Oleh : Abdul Rasul – Mahasiswa Magister Ekonomi STEI SEBI
DepokNews–Audit syariah merupakan suatu proses yang sistematis untuk memperoleh bukti yang cukup dan relevan dalam membentuk opini apakah subjek yaitu personil, proses, kinerja keuangan serta non-keuangan konsisten dengan aturan Syariah dan prinsip-prinsip yang diterima secara luas oleh masyarakat Islam dan melaporkan kepada pengguna.
Audit Syariah pada organisasi pengelolan zakat, mengacu pada Keputusan Mentri Agama Republik Indonesia nomor 606 tahun 2020 Tentang Pedoman Audit Syariah Atas Laporam Pelaksanaan Pengelolaan Zakat, Infak, Sedekeh, dan Dana Sosial Keagamaan Lainnya pada Badan Amil Zakat Nasional dan Lembaga Ami Zakat.
Pada pedoman tersebut, yang dimaksud dengan Audit Syariah adalah pemeriksaan atas laporan pelaksanaan pengelolaan zakat, infak, sedekah dan dana sosial keagamaan lainnya.
Audit Syariah dilaksanakan terhadap pengumpulan, pendistribusian, dan pendayagunaan zakat, infak, sedekah, dan dana sosial keagamaan lainnya yang diterima oleh Badan Amil Zakat Nasional dan/atau Lembaga Amil Zakat.

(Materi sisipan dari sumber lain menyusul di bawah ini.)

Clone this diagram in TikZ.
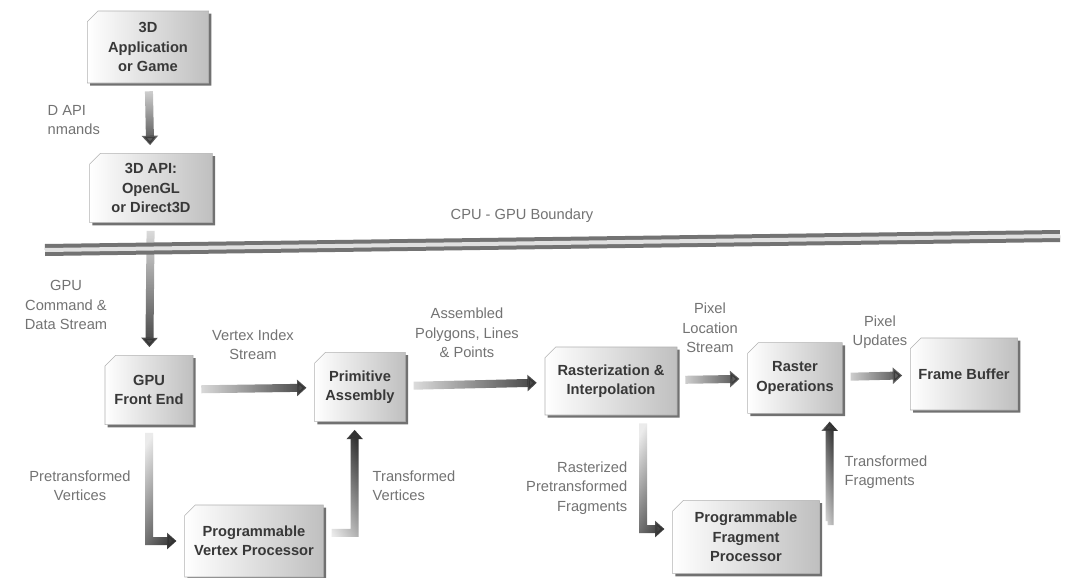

Dalam pelaksanaan Audit Syariah terhadap pengumpulan, auditor harus memastikan:
zakat, infak, sedekah dan dana sosial keagamaan lainnya yang diterima dan dihimpun bukan berasal dari pencucian uang, harta hasil korupsi, dan tindak kriminal lainnya;
nominal d a n a zakat, infak, sedekah dan dana sosial keagamaan lainnya yang diterima sesuai dengan Bukti Setor Zakat;
adanya pemisahan antara pencatatan dan pembukuan penerimaan zakat, penerimaan infak, sedekah, dan dana sosial keagamaan lainnya;
amil melaksanakan tata cara perhitungan zakat berdasarkan prinsiphaul dan nisab; dan
harta wajib zakat dimiliki secara sempurna (kepemilikan penuh);
Pelaksanaan Audiot Syraiah pada pendistribusian dan pendayagunaan, auditor harus memastikan:
Zakat didistribusikan dan didayagunakan kepada 8 (delapan) asnaf, yaitu: Fakir, miskin, amil, muallaf, rigab, gharimin, fisabilillah dan ibnu sabil;
Pendistribusian dan pendayagunaan zakat tidak boleh ada pengembalian pada lebaga pengelola zakat;
Pendistribusian dan pendayagunaan zakat harus mendahulukan kebutuhan dasar mustahik;
zakat didistribusikan dalam tahun pembukuan berjalan;
rasio penyaluran terhadap pengumpulan (Allocation to Collection Ratio/ACR), yaitu rasio menghitung kemampuan lembaga pengelola untuk mendistribusikan dan mendayagunakan dana zakat dengan membagi antara total penyaluran selain dana amil dengan total pengumpulan dihitung dalam satuan persentase yang dikategorikan sebagai berikut:
90% : sangat efektif
70- 89 %: efektif
50 – 69 %: cukup efektif
20 – 49 %: kurang efektif
< 20%: tidak efektif
Periode penyaluran zakat yang bersifat konsumtif dapat dikategorikan sebagai berikut:
< 3 bulan : sangat baik
3- 6 bulan : baik
6 – 9 bulan : cukup baik
9 – 12 bulan : kurang baik
> 12 bulan : tidak baik
Periode penyaluran zakat yang bersifat produktif dapat dikategorikan sebagai berikut:
< 6 bulan: sangat baik
6 – 12 bulan: baik
> 12 bulan: kurang baik
Pedoman audit syariah menjadi landasan bagi auditor untuk melaksanakan audit secara komprehensif, akurat, transparan, dan akuntabel.
Tujuannya meliputi menjaga kepatuhan syariah, mencegah penyimpangan, meningkatkan kepercayaan pemangku kepentingan, dan mendukung akuntabilitas lembaga zakat.
Audit syariah menjadi salah satu cara untuk menjaga dan memastikan integritas lembaga keuangan pengelola zakat dalam menjalankan prinsip syariah.